* **REQUIRED WORK**
Lines holding the string "seaborn" are the ones to copy; find them all in the data.

* **DATA SHOWN**

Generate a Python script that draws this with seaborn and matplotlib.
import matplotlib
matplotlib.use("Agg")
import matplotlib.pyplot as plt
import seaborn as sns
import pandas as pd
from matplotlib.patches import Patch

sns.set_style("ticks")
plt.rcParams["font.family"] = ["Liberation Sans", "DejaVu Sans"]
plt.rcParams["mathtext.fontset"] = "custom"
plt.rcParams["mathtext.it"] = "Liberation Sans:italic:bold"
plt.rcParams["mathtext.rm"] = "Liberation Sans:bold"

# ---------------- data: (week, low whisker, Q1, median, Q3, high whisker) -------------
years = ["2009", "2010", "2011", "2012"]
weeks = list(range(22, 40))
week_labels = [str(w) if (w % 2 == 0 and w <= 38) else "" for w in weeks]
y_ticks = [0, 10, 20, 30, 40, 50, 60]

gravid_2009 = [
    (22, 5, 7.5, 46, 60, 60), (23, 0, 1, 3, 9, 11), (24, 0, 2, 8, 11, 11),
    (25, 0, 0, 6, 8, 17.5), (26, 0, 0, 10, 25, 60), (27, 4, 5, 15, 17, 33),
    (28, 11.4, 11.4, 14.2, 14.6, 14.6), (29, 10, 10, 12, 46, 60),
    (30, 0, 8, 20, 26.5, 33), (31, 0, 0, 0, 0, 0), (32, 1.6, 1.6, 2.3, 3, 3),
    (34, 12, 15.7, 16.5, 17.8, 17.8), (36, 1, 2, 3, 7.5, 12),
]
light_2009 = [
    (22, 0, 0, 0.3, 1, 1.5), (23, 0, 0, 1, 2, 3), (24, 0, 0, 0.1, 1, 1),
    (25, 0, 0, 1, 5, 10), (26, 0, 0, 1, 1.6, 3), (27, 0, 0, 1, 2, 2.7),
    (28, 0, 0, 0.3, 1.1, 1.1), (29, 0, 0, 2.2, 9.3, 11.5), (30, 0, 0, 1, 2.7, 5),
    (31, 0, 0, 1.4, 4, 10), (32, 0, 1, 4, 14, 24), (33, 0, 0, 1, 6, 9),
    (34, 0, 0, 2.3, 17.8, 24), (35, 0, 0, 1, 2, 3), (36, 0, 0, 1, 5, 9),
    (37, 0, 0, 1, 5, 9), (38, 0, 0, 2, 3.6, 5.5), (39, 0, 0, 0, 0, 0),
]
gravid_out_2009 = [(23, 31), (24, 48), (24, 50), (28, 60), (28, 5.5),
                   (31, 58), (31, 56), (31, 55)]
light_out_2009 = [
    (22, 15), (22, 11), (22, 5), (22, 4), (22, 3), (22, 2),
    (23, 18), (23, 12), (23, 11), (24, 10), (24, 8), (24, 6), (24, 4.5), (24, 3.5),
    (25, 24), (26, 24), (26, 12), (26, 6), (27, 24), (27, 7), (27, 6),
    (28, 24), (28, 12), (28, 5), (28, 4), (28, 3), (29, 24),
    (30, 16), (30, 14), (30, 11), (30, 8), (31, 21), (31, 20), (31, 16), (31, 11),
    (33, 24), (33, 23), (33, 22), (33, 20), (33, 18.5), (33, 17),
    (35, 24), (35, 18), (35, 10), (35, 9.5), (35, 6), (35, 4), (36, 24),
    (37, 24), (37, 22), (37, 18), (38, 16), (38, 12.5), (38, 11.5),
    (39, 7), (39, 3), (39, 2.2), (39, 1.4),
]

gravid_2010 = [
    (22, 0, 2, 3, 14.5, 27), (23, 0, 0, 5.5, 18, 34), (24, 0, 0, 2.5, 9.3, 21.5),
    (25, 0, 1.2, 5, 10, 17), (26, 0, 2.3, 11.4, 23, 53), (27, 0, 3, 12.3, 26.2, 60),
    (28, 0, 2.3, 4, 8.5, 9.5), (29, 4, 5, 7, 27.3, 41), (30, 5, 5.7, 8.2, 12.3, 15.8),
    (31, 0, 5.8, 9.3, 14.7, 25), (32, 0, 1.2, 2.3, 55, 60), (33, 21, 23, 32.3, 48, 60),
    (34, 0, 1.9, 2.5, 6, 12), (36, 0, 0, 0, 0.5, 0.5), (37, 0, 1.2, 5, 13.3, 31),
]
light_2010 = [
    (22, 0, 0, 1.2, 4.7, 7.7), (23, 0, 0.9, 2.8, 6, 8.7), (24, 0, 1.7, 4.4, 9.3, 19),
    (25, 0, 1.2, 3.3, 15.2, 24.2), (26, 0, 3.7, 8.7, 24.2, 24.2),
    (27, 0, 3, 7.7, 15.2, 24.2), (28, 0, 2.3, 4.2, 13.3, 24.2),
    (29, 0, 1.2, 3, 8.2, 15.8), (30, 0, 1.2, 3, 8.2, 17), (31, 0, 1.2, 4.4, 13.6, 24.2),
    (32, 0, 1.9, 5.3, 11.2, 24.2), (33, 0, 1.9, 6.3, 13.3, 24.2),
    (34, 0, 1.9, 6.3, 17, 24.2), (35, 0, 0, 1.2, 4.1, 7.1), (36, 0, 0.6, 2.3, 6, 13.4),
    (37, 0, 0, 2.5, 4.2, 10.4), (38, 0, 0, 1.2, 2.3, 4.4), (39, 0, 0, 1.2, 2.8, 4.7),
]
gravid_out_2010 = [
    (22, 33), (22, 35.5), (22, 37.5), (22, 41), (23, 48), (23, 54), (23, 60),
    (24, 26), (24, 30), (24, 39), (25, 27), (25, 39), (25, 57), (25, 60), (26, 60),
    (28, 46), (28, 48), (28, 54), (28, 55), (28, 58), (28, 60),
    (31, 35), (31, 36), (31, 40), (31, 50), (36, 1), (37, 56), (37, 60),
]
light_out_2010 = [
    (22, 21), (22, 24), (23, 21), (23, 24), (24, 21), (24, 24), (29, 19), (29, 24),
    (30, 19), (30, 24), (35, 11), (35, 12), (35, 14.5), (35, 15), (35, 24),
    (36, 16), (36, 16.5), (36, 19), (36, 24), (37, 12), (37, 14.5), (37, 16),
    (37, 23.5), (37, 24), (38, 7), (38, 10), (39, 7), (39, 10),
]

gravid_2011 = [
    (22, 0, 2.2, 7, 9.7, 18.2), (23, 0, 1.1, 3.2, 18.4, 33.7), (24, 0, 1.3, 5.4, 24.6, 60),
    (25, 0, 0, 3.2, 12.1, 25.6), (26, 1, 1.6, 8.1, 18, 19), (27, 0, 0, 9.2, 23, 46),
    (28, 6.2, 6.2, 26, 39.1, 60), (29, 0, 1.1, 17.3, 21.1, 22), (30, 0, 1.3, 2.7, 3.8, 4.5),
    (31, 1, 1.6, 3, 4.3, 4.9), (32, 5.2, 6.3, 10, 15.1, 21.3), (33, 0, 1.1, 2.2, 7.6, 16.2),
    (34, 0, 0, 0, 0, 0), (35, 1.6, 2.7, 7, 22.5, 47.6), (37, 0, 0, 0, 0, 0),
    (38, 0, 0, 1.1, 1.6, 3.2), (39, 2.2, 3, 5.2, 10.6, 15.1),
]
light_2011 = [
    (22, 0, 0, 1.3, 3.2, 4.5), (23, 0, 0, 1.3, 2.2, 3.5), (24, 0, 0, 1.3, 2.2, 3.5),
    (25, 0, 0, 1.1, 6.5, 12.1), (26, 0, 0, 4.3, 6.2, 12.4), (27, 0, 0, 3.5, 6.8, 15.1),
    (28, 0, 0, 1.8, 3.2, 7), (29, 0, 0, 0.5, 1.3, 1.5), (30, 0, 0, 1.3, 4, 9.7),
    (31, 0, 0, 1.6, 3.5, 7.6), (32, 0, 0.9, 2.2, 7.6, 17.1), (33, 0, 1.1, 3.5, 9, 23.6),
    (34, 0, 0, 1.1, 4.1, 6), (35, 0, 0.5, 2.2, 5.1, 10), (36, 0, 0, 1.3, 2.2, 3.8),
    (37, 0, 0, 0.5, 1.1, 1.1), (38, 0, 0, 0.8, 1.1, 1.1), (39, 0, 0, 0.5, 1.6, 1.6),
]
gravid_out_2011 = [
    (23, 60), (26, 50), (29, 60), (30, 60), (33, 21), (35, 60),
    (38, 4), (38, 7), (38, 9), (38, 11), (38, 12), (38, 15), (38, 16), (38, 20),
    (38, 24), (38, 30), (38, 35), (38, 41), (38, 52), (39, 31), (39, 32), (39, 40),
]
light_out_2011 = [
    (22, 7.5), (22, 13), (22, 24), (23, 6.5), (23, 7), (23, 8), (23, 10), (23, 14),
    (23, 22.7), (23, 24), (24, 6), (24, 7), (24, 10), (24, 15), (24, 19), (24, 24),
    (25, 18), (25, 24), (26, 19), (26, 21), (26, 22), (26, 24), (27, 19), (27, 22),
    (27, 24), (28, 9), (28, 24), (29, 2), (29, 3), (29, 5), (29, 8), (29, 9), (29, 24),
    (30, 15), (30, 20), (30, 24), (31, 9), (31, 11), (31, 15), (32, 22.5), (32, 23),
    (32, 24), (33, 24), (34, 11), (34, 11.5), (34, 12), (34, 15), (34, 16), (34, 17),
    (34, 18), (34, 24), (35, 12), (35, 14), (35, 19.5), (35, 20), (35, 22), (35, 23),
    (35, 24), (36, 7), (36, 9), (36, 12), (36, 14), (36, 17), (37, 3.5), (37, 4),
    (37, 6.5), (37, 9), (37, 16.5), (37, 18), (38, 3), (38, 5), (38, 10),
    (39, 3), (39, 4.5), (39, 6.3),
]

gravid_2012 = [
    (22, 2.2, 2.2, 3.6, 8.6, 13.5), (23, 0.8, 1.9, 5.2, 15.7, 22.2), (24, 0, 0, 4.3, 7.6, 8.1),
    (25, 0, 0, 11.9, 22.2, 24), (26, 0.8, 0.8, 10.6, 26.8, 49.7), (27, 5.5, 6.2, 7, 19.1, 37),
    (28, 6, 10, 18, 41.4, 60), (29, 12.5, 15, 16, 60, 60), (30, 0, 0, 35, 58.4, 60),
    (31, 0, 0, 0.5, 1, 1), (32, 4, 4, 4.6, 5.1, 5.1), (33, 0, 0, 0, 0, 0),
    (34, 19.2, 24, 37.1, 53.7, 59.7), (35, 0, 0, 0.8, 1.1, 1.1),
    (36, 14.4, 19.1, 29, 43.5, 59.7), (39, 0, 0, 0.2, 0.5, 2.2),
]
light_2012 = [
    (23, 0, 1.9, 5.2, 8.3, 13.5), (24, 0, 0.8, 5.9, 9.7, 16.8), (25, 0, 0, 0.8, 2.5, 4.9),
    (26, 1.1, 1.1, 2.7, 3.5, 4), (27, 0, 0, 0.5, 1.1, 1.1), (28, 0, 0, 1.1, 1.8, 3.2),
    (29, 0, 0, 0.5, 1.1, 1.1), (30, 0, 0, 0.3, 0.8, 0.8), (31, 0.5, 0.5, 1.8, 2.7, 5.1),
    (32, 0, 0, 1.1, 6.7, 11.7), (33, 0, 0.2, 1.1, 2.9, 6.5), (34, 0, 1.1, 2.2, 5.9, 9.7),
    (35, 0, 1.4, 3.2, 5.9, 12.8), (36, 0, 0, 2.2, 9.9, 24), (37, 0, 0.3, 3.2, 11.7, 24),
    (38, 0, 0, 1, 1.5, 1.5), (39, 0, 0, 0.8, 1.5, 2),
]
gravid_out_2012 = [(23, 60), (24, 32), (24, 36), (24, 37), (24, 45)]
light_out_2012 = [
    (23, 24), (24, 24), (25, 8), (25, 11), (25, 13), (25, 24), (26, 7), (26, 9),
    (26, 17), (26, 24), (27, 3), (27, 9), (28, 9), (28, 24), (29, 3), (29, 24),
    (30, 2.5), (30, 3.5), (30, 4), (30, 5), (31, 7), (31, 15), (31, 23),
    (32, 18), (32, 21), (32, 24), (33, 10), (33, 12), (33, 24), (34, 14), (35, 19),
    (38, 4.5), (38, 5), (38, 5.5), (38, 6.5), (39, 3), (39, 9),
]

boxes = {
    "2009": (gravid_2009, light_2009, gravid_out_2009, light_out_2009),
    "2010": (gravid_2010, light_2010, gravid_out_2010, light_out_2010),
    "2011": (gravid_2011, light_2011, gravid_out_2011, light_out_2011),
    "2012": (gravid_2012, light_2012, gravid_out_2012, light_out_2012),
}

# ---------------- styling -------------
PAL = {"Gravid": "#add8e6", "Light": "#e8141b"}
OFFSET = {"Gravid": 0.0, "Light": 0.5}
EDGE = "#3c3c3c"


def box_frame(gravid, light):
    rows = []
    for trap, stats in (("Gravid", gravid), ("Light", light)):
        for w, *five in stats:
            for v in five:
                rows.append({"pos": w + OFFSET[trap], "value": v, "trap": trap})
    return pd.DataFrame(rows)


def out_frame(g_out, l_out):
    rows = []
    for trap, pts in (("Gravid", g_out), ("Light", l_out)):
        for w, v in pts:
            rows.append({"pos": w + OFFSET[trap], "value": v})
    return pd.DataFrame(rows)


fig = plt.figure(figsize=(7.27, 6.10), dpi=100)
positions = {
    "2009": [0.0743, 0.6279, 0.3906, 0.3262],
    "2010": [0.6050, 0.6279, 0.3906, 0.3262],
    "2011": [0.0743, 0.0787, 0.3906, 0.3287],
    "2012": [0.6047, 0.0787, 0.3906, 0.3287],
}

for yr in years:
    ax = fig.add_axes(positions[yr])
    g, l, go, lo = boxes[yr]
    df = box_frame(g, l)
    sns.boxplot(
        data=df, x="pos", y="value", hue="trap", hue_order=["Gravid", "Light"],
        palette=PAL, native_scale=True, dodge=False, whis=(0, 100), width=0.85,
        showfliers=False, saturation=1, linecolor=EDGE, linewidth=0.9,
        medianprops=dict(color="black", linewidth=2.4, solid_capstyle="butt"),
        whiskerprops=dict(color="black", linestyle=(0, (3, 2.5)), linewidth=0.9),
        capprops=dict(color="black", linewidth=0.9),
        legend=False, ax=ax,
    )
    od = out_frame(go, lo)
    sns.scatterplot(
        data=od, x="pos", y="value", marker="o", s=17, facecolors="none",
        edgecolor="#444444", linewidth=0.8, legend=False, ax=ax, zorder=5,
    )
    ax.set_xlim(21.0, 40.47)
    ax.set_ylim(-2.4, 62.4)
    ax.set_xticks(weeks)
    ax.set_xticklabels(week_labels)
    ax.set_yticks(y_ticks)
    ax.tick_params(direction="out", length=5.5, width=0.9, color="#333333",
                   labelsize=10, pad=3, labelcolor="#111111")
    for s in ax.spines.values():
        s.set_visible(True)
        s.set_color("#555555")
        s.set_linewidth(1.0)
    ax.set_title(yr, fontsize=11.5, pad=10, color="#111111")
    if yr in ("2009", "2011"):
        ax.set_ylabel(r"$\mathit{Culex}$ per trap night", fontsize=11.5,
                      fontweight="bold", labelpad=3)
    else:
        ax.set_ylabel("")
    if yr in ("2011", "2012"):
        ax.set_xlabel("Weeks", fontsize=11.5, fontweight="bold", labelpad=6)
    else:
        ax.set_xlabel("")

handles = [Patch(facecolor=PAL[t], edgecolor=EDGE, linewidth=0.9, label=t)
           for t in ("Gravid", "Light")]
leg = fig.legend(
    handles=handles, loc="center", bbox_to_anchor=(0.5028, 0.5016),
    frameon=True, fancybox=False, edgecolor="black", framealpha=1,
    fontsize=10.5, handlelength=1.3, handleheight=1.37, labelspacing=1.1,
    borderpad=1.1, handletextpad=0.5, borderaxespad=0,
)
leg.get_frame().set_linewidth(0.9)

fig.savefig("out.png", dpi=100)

* **EXERCISE OUTPUT**
Generate a Python script that draws this with seaborn and matplotlib.
import seaborn as sns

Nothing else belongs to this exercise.